TASK BRIEF:
Consider the listing below. Extract exactly the lines from the line containing "Reproduce this chart" to the line containing "const yTicks = [0, 3, 6, 9, 12, 15]", both included.

A block of data:

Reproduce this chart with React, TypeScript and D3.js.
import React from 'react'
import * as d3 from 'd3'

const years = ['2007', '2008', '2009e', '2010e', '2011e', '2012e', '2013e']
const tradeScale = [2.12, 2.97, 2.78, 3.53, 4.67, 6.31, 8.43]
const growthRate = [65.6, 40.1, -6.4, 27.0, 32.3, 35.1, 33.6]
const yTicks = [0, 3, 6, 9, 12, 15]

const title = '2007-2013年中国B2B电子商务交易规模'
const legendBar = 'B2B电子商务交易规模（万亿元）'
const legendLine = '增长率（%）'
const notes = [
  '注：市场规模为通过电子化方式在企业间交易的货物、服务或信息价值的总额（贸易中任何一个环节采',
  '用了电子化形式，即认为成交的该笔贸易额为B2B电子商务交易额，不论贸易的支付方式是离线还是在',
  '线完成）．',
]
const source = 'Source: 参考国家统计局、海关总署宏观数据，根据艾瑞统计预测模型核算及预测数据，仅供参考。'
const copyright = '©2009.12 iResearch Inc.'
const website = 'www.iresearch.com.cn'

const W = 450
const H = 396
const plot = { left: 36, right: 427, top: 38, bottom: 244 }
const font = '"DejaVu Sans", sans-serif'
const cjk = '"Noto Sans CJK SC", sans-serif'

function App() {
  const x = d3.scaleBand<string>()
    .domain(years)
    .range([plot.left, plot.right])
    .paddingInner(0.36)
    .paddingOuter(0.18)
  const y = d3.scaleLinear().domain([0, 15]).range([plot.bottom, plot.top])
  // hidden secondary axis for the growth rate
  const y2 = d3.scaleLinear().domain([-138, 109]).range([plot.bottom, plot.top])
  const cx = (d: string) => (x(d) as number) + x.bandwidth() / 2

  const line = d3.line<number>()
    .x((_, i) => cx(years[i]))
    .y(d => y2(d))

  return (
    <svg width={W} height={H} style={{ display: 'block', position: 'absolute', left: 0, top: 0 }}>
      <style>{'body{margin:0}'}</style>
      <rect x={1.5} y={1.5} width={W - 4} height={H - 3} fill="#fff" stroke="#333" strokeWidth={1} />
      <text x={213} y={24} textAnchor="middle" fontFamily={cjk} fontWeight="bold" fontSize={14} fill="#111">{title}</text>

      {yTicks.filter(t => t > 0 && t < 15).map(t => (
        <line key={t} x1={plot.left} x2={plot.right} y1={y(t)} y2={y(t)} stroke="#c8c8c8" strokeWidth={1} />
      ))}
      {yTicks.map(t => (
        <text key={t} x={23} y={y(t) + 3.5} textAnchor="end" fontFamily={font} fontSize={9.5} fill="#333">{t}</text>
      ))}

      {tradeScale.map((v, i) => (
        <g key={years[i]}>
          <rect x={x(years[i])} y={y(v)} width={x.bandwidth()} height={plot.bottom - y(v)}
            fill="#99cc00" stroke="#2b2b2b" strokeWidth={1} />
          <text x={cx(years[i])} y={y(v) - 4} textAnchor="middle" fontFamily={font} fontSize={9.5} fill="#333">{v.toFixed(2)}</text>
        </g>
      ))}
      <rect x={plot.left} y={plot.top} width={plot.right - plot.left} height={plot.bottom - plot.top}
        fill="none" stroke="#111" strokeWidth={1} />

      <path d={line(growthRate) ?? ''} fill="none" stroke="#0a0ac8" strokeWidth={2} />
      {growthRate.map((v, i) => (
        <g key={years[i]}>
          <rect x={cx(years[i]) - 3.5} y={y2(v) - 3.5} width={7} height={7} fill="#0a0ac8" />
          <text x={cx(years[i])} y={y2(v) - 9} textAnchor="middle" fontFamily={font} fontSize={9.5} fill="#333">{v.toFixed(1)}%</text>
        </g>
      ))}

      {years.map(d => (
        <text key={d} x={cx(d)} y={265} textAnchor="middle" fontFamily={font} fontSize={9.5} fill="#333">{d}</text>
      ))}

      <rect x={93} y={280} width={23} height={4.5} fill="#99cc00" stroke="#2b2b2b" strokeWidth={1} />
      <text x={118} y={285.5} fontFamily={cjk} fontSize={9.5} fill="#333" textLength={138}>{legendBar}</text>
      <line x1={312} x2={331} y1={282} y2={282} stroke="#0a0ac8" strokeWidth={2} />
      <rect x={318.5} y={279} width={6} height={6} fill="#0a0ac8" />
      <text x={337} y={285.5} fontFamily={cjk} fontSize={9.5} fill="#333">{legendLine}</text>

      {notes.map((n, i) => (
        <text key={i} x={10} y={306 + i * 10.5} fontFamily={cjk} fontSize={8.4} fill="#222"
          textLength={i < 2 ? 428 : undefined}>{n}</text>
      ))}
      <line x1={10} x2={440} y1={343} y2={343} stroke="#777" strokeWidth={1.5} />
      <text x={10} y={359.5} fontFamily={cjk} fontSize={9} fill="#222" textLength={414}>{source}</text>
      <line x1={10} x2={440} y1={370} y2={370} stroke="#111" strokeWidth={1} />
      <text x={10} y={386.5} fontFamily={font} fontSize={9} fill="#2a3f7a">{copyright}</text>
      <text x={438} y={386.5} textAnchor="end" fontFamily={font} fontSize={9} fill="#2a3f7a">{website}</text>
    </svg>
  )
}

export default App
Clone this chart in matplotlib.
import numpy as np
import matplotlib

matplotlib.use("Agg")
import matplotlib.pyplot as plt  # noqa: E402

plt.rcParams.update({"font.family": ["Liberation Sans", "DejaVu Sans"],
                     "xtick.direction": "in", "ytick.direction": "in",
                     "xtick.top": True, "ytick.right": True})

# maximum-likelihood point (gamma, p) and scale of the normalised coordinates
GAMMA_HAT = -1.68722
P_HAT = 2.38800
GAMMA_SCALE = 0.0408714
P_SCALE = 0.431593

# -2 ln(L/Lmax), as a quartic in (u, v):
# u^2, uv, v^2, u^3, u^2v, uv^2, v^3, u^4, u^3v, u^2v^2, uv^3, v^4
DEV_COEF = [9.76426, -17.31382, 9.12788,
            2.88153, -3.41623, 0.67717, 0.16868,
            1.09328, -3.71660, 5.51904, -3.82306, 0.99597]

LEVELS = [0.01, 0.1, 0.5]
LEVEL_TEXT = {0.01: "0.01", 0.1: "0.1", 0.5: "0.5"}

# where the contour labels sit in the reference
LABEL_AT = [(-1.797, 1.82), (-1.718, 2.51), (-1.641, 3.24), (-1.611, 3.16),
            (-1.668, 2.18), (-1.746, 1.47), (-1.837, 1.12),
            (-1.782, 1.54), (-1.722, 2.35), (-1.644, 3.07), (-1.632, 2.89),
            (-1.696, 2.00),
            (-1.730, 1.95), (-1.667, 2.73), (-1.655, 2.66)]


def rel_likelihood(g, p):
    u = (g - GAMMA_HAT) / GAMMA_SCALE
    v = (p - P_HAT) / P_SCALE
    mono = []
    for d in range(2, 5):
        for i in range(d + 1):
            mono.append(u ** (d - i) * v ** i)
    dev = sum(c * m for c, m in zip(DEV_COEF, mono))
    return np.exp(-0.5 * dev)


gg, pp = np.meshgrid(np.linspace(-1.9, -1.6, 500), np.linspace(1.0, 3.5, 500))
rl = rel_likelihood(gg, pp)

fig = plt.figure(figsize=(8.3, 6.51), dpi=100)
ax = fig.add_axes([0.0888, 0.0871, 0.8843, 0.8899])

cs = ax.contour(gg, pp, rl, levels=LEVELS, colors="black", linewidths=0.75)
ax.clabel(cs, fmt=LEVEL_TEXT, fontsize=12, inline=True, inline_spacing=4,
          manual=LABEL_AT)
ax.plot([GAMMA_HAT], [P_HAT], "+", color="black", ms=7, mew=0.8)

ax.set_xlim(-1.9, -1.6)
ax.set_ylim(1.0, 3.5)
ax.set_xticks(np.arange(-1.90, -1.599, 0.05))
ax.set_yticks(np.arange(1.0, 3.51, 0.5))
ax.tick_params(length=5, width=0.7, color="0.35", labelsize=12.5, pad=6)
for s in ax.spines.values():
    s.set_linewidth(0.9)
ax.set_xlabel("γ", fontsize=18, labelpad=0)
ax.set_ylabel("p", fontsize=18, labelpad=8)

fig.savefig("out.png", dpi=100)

---

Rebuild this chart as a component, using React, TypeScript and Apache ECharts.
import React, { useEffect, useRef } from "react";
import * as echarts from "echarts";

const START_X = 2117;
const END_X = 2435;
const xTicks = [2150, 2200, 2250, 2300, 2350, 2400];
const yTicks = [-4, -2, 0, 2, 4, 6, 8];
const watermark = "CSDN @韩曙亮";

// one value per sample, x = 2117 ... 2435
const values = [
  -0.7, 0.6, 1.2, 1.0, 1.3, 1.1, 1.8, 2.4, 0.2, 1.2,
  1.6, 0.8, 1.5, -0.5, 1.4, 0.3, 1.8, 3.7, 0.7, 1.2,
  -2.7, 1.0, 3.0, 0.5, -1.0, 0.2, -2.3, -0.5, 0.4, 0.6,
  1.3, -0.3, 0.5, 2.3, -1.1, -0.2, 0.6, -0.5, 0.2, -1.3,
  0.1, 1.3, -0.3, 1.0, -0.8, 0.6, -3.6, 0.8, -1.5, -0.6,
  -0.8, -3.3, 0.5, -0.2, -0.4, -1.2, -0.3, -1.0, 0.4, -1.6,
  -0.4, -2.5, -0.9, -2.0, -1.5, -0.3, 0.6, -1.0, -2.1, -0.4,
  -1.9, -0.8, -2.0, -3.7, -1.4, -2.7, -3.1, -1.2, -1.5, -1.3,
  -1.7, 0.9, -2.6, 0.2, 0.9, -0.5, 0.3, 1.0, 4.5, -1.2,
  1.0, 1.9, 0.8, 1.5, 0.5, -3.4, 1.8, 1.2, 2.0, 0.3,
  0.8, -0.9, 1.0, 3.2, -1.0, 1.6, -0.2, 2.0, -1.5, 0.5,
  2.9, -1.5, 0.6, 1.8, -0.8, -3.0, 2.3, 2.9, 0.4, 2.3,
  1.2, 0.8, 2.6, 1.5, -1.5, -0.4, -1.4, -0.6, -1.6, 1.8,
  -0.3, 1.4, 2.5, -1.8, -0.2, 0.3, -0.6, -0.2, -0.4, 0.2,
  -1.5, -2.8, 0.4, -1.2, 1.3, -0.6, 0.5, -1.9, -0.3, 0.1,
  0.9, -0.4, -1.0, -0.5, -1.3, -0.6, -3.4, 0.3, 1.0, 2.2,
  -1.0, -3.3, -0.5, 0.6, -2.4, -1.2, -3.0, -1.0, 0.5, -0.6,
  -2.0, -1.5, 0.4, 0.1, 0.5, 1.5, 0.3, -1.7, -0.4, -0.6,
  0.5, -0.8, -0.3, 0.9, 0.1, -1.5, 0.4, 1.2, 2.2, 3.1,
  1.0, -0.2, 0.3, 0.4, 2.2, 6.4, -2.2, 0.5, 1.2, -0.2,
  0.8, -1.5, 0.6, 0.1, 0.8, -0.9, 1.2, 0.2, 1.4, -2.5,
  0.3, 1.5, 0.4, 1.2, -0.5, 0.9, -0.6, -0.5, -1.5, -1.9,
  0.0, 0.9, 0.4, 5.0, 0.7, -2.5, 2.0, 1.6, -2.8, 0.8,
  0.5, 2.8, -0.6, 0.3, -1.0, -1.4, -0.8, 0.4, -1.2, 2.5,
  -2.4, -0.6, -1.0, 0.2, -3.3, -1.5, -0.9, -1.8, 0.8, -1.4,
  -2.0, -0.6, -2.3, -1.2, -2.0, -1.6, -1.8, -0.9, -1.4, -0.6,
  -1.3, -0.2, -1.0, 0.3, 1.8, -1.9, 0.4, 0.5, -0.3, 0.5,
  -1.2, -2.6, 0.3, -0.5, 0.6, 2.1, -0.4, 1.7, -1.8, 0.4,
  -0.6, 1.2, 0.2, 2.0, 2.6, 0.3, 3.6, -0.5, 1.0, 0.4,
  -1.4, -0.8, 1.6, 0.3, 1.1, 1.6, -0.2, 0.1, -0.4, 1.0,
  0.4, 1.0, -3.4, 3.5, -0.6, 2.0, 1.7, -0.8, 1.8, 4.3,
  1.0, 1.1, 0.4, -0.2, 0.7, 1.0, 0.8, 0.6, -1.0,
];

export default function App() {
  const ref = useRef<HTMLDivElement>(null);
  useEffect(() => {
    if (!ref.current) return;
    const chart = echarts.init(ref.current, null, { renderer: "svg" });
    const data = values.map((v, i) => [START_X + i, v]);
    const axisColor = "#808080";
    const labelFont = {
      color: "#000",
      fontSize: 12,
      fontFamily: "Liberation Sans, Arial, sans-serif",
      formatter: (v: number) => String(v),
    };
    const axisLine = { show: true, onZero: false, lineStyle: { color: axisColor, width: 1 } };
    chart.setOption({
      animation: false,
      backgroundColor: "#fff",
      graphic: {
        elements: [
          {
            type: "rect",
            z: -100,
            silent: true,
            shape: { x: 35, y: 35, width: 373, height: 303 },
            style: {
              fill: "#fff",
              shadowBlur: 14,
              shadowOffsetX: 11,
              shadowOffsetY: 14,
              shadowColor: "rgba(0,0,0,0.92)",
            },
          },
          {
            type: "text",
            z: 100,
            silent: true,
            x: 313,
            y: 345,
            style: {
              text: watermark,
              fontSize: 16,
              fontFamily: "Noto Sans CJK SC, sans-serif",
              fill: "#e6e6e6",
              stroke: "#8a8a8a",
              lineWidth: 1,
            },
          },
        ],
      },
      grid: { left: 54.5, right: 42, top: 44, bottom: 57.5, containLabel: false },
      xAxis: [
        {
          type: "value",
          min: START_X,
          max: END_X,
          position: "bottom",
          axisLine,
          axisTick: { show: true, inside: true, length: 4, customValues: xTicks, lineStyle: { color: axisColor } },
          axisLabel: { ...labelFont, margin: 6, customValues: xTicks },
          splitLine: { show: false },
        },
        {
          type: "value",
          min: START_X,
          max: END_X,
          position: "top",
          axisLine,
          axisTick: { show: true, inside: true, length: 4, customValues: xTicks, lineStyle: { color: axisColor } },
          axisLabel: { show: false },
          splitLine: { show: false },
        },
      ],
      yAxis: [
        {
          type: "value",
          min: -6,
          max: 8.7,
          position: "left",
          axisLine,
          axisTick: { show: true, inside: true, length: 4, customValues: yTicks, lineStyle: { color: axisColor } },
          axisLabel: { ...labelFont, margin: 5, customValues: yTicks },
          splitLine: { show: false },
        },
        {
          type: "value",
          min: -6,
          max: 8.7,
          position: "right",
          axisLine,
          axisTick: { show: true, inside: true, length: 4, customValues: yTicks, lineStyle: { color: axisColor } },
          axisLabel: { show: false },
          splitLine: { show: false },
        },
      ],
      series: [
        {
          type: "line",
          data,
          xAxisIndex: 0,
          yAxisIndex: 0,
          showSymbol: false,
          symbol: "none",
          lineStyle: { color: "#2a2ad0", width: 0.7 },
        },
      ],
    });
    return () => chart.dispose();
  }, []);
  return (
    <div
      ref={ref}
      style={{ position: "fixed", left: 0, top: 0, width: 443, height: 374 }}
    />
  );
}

RESULT FOR THIS TASK:
Reproduce this chart with React, TypeScript and D3.js.
import React from 'react'
import * as d3 from 'd3'

const years = ['2007', '2008', '2009e', '2010e', '2011e', '2012e', '2013e']
const tradeScale = [2.12, 2.97, 2.78, 3.53, 4.67, 6.31, 8.43]
const growthRate = [65.6, 40.1, -6.4, 27.0, 32.3, 35.1, 33.6]
const yTicks = [0, 3, 6, 9, 12, 15]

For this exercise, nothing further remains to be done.